When his contract ended in 1971, he was given an option of having a ticket to fly home or money. He decided to take the cash and look for the cheapest return ticket he could find.
“I was thinking of coming back to Malaysia. Not as a Peace Corps volunteer but doing something else. At that time, there was no time limit on the ticket, we could use it anytime we wanted to. So I kept my options open.”
When he went back to the US in 1971, Stupka said he felt lost. He did not have a job and felt that he did not have anything in common with his friends and family. He had a cultural shock and began to realise that everything around him did not change while he had changed a lot.
HOME, NO LONGER
“The food was boring. My relatives and friends were so caught up with their own problems. Only my grandparents who raised me were interested to know what I did in Malaysia.
“Also the situation in the US at that time was not good. People were protesting the Vietnam War and it was stressful. Everyone was only concerned about the war. I was feeling more depressed.”
Stupka’s dreams of going back to Malaysia came true when he received an offer to become Peace Corps coordinator in the country. Under the new training module volunteers trained for three months in the respective countries where they were sent to.
Stupka was regarded as the right person to come up with training module in Malaysia. He jumped at the chance of doing something that he liked in a place that he felt was home. His job as the coordinator lasted four years.
In 1978, when his contract ended, he found out about an opening in International School Kuala Lumpur.
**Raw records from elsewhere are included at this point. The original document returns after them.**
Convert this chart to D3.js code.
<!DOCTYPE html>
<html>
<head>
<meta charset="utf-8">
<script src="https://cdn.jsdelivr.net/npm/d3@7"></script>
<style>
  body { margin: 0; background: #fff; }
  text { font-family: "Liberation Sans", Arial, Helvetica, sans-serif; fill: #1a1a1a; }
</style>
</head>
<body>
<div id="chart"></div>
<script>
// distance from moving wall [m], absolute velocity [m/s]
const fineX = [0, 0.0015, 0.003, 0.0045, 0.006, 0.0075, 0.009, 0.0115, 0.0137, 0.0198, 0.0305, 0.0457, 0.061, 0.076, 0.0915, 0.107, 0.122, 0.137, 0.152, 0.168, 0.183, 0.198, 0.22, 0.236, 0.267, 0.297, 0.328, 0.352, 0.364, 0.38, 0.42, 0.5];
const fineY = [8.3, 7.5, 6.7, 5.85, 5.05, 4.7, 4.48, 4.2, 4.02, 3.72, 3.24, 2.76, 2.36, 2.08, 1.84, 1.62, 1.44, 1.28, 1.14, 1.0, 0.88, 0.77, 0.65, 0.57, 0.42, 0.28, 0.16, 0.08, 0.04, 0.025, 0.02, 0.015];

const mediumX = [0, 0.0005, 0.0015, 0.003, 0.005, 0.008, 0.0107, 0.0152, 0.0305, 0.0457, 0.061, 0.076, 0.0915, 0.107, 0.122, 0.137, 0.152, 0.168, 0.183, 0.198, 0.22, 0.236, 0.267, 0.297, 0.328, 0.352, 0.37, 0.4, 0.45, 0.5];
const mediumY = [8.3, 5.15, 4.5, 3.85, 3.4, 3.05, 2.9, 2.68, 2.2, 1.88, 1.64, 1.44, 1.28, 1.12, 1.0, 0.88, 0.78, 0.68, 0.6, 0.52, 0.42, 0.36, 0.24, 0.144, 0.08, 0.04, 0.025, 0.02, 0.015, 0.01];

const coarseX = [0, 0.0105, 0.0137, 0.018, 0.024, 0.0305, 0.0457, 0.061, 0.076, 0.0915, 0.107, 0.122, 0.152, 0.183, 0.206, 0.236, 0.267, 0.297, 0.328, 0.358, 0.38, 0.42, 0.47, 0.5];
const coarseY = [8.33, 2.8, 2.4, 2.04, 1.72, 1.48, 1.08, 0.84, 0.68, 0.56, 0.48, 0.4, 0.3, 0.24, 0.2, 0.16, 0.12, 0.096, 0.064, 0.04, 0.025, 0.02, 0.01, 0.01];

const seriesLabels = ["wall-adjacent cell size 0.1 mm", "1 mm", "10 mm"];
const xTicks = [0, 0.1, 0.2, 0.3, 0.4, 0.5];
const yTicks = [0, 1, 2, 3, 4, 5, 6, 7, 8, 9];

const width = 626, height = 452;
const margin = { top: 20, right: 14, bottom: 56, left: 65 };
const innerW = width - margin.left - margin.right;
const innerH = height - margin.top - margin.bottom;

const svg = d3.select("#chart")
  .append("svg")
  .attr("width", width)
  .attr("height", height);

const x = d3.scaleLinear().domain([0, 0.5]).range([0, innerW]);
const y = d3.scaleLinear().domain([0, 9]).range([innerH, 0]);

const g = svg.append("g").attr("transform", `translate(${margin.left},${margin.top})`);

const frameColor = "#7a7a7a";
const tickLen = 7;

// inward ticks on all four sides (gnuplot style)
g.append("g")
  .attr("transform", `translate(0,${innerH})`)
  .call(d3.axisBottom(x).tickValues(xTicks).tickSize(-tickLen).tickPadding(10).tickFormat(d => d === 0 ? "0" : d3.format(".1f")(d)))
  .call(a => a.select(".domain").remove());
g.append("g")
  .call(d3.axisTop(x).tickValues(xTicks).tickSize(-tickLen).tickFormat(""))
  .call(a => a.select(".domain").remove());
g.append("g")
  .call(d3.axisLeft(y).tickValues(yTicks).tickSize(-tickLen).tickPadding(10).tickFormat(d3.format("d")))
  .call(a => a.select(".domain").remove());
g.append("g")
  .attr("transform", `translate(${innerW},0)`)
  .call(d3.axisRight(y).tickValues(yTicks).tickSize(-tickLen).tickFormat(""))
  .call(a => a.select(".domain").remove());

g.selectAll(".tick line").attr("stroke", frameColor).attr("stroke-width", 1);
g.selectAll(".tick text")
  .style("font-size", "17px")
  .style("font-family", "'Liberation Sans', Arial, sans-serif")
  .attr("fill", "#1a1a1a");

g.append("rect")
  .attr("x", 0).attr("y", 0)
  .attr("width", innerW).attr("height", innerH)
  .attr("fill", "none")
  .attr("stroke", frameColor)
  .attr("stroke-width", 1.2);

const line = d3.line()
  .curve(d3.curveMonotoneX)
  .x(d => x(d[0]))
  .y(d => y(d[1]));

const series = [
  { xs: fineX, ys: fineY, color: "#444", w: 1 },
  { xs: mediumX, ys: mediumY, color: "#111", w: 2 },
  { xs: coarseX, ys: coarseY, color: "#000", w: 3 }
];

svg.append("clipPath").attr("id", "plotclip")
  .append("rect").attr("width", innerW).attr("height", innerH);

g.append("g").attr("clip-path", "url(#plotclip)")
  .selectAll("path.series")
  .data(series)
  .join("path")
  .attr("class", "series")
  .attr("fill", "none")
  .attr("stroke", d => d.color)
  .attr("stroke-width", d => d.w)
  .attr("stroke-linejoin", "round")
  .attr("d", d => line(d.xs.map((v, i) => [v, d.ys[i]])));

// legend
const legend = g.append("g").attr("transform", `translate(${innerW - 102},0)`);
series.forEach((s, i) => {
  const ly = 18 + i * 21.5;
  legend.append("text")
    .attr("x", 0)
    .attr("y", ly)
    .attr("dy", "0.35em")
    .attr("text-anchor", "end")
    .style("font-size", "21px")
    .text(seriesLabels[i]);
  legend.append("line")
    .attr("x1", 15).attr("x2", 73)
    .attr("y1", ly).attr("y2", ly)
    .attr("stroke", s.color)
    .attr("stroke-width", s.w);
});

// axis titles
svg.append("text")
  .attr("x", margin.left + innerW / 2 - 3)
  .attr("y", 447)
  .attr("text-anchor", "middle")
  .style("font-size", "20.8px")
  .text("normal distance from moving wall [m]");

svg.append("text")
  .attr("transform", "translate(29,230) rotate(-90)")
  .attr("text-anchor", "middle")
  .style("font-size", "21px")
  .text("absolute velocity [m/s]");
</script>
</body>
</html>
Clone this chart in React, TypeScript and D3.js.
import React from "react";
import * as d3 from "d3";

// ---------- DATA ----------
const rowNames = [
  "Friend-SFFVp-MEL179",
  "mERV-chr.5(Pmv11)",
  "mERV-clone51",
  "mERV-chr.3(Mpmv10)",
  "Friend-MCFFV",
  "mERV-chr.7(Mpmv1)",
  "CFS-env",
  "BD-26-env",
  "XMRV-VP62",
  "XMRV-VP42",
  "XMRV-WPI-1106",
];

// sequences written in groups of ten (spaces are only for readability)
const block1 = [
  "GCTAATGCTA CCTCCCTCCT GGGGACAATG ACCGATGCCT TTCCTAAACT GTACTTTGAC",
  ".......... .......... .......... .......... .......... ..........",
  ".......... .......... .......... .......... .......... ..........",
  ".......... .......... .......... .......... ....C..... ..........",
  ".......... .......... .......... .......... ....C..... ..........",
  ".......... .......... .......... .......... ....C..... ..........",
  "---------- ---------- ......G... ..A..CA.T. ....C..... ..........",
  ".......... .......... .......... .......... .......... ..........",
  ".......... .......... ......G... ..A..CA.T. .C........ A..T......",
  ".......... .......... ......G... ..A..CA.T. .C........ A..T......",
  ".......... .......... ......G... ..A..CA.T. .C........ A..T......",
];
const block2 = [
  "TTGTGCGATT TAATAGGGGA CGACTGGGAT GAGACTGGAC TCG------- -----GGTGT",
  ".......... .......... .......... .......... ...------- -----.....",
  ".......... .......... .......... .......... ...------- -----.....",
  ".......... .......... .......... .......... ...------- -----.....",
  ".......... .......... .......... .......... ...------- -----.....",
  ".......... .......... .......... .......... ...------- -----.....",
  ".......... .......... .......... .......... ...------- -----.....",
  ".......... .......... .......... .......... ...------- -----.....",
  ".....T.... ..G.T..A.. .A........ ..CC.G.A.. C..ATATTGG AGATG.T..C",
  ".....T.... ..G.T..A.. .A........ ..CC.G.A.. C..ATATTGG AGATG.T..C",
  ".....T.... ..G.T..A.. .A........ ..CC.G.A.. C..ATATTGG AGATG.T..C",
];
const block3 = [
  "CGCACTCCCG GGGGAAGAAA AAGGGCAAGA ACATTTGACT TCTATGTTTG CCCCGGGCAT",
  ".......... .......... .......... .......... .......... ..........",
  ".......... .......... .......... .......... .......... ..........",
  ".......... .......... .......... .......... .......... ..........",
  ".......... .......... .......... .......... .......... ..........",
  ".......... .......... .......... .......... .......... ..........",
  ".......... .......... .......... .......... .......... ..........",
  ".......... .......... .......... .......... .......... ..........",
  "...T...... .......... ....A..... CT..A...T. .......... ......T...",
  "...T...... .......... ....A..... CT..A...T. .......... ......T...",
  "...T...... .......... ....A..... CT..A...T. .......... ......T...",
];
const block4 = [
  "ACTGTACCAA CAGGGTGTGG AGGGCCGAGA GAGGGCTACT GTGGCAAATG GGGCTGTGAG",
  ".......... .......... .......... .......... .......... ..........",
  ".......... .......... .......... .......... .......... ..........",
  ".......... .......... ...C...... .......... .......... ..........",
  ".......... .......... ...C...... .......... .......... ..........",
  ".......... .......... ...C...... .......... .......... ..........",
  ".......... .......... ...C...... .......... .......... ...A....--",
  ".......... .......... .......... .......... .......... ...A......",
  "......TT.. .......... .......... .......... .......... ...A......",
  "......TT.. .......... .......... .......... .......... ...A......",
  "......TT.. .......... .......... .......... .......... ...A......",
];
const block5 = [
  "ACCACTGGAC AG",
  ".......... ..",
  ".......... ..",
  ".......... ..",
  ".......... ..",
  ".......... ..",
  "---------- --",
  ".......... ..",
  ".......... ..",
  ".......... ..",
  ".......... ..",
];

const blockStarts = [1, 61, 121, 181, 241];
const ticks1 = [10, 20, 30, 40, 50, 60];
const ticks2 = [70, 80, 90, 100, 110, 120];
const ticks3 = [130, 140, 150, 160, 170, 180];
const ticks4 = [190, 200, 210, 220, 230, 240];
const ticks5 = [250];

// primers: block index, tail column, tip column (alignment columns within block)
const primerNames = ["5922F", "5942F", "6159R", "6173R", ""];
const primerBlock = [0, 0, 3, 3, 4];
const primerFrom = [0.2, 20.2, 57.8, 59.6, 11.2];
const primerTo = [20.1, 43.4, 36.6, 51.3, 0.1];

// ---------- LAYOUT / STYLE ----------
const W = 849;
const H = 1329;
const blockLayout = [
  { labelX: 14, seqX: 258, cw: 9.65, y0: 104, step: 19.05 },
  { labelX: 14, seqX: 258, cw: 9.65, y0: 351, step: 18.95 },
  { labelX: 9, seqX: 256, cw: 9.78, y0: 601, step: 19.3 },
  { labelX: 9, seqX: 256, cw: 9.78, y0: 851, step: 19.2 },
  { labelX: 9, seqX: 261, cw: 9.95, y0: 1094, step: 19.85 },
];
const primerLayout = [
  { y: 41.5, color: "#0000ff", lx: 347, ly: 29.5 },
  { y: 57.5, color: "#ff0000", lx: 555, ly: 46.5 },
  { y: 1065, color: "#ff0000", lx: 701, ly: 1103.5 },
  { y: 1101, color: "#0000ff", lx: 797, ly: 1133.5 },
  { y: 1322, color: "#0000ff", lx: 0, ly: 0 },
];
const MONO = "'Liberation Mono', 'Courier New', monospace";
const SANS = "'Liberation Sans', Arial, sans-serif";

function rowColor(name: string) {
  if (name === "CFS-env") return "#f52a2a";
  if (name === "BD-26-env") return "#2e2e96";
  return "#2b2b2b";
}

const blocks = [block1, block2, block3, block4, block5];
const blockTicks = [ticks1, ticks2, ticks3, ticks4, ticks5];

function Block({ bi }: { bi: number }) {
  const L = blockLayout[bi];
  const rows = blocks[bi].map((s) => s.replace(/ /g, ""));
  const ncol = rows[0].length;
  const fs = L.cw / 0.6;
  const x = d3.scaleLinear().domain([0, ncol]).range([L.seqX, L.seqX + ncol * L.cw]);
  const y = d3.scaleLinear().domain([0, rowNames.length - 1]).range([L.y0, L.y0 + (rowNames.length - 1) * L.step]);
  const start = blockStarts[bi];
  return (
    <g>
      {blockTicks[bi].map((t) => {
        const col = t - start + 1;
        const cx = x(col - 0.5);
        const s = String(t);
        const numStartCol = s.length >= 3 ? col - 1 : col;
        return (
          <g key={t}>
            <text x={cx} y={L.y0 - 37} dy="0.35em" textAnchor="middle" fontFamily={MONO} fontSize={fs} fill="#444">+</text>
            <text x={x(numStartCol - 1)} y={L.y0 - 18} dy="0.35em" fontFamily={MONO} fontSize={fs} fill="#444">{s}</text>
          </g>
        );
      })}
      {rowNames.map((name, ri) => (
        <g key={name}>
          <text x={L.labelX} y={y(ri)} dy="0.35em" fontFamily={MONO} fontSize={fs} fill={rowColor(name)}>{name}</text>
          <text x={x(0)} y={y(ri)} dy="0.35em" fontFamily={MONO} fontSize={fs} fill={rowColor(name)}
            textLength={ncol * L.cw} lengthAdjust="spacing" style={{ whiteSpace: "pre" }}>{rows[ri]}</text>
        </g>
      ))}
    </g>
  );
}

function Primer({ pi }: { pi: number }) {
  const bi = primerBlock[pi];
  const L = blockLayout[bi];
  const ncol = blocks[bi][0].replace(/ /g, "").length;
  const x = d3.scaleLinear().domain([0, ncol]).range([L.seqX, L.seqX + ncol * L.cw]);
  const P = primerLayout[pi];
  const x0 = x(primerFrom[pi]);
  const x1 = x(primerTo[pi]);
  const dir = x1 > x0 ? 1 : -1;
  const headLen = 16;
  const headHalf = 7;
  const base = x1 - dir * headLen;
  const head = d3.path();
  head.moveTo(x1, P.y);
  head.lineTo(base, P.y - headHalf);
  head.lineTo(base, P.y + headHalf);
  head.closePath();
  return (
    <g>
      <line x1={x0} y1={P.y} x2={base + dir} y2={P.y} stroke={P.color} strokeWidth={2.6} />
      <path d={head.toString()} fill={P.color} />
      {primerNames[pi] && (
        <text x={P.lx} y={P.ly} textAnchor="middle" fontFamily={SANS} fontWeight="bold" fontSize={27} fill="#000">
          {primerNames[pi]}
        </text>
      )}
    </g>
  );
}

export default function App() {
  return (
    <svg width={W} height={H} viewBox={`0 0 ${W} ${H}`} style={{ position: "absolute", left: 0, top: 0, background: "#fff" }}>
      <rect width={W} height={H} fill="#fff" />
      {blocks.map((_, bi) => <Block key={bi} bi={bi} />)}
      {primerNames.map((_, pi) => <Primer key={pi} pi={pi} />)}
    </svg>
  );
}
Without hesitation, he decided to apply for it. With a Master’s in Arts, he was offered a position as an arts teacher.
GROWING UP WITH THE NATION
Stupka has seen the best and worst of Malaysia through the years. He was here during the May 13, 1969 racial riots and had witnessed “horrible” things which he refused to talk about. He was here during the financial crisis and says Tun Dr Mahathir Mohamad handled it well. Every race in Malaysia strives to strengthen their relationship with each other.
“I was here when I was in my 20s. I grew up with the nation. I saw how the people and government handled crisis after crisis and overcame them. I have seen so many positive developments. I have also seen the developments in Malaysia due to Peace Corps activities. I have never yet met anyone who say bad things about the Peace Corps.”
Now, he plans to retire as a teacher when he reaches 75. Maybe with more time on his hands, he will be able to travel again. While he goes back to Ohio every two years to visit his mother, he wants to experience autumn and spring again.
“This is my home now. I told my mother that I will die here.”